Floyd and the other Michigan seniors played their last home game as members of the Wolverine football team - and Floyd wasn't the only player to allow himself a moment of retrospection before he left The Big House.
"Just getting the W and going back up that tunnel, seeing all the media taking pictures and the fans screaming, I really got chill-bumps," fifth-year senior Roy Roundtree said. "I really enjoyed my time playing here, and I left it all out on the field every play."

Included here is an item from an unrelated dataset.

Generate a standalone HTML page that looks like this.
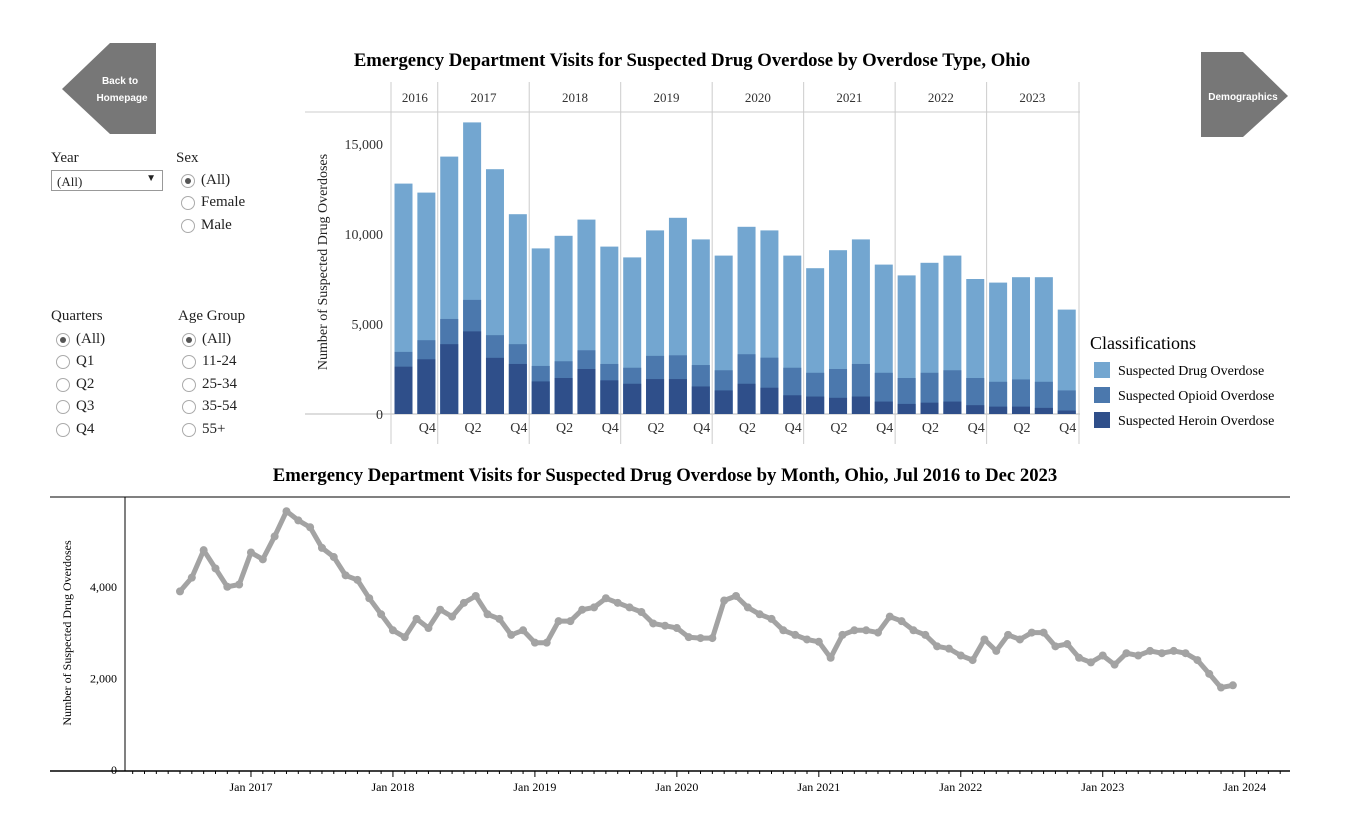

"The seniors got to go up the tunnel sing The Victors for the last time in this stadium," Michigan coach Brady Hoke added. "We put a lot of emphasis on that because of the struggles and what they go through when you look at a guy who has been here four or five yeas. It was great for them, great for our team that the younger guys, the underclassmen went out and competed for them. That's the expectations.
"The seniors that played in their last game at Michigan Stadium. I thought they did a nice job going out and playing 60 minutes of football."
The fifth-year seniors, like Floyd, Roundtree, center Elliott Mealer, guard Patrick Omameh and others, saw the Wolverines go .500 at home in their first three years on campus (11-11 from 2008-10), including difficult losses to Toledo, Michigan State (twice) and Ohio State.
But since Hoke arrived, the Wolverines have reclaimed their dominance at home. In the 2011 and '12 seasons, Michigan went undefeated at home, a perfect 14-0.
The resounding win over the Hawkeyes put a stamp on the program's resurgence.
"The guys stuck it out and really became Michigan men," Roundtree said. "We eventually felt the tradition, and Coach Hoke really emphasized that we can't let anybody come to our house and take over. That's something the seniors from last year did, and the seniors from Team 133 also did."
"I just felt myself kind of get emotional, looking at the fans and spinning around in a 360 motion," fifth-year senior Kenny Demens added. "I was thinking, this is the last go-around. Normally, I'm like the first person to go up the tunnel. Today, I was maybe the last person. I just took it all in, to keep all those good memories."